La «Oda sobre la melancolía» comienza con una vigorosa protesta contra los símbolos convencionales del olvido, la muerte y la melancolía, típicos de la poesía del romanticismo. Es un debate entre las dos personalidades de un poeta escindido. Es la ironía de nuevo. La melancolía como unión de dolor y gozo es un estado ideal para el poeta porque le pone en contacto con la belleza, pero tiene que renunciar a ella si no desea verse convertido en una presa más de ese estado nebuloso e irreal.

Una sensación parecida a la de la «Oda sobre la indolencia», que tiene sus puntos de contacto, a su vez con el paisaje pastoril de la «Oda a Psique». Pero aquí el poeta renuncia a sus antiguas ambiciones —el amor, la poesía, la gloria— para quedarse en un estado de apatía, no se sabe si aceptando la realidad o si sumiéndose en un sueño ajeno a todo. Probablemente sea esta la menos brillante de las odas, y no parece que a Keats le gustara mucho, porque no la incluyó en el volumen donde aparecieron las demás. 

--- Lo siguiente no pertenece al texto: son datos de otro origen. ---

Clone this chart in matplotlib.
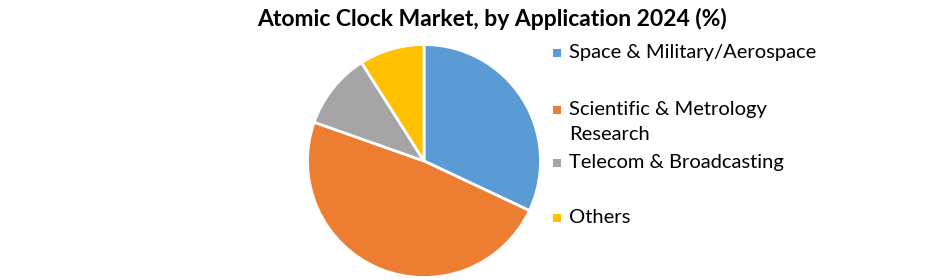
import matplotlib
matplotlib.use("Agg")
import matplotlib.pyplot as plt

# data
labels = ["Space & Military/Aerospace", "Scientific & Metrology\nResearch",
          "Telecom & Broadcasting", "Others"]
shares = [32.0, 48.4, 10.6, 9.0]
colors = ["#5B9BD5", "#ED7D31", "#A5A5A5", "#FFC000"]

W, H = 941, 280
fig = plt.figure(figsize=(W / 100, H / 100), dpi=100)
plt.rcParams["font.family"] = ["Lato", "DejaVu Sans"]

# pie: center (424, 161) px, radius ~116.5 px
cx, cy, r = 424, 161, 116.5
ax = fig.add_axes([(cx - r) / W, (H - cy - r) / H, 2 * r / W, 2 * r / H])
ax.pie(shares, colors=colors, startangle=90, counterclock=False, radius=1,
       wedgeprops=dict(edgecolor="white", linewidth=2))
ax.set_xlim(-1, 1)
ax.set_ylim(-1, 1)
ax.set_aspect("equal")
ax.axis("off")

fig.text(492 / W, 1 - 19 / H, "Atomic Clock Market, by Application 2024 (%)",
         ha="center", va="center", fontsize=16.5, fontweight="bold")

# legend, placed by hand (uneven spacing like the original)
rows_y = [53, 110, 163, 218]
for lab, col, y in zip(labels, colors, rows_y):
    fig.patches.append(plt.Rectangle(((553) / W, 1 - (y + 4) / H), 8 / W, 8 / H,
                                     transform=fig.transFigure, facecolor=col,
                                     edgecolor="none"))
    fig.text(569 / W, 1 - (y - 9) / H, lab, ha="left", va="top",
             fontsize=14.5, linespacing=1.55)

fig.savefig("out.png", dpi=100, facecolor="white")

«Al otoño» fue escrita con posterioridad, pero gran parte de la crítica la coloca junto a las demás odas, a pesar de que este término no aparece en el título. El poema ha sido valorado como uno de los más insignes de la poesía inglesa de todos los tiempos, la culminación del proceso poético de John Keats, quizás el comienzo de una nueva etapa en su obra, que truncaron la enfermedad y la muerte. Porque aquí el léxico típicamente rico de Keats consigue una concentración adecuada de imágenes en un tono sereno y seguro. El lenguaje discursivo ha dado paso a otro concreto y autosuficiente; no hay ironía, porque se ha alcanzado la unión del ideal y la realidad en un paisaje donde hay algo de paradisíaco, y se ha aceptado el ciclo natural de las estaciones como un orden innato en nuestra experiencia. El otoño en este poema está personificado en una diosa que en la primera estrofa colabora con el sol en el crecimiento y madurez de los productos de la tierra, y en la segunda estrofa participa de la labor de recolección y observa la destilación de la sidra, mientras el poeta termina asegurando que el otoño tiene su propia música y desarrollo. Lo mismo que ocurre con el proceso poético que tantas veces aparece en los poemas de John Keats. Por eso, este poema puede contemplarse desde varios puntos de vista, según la sensibilidad del lector, como deben leerse estas traducciones que también han querido ser partícipes de un proceso poético.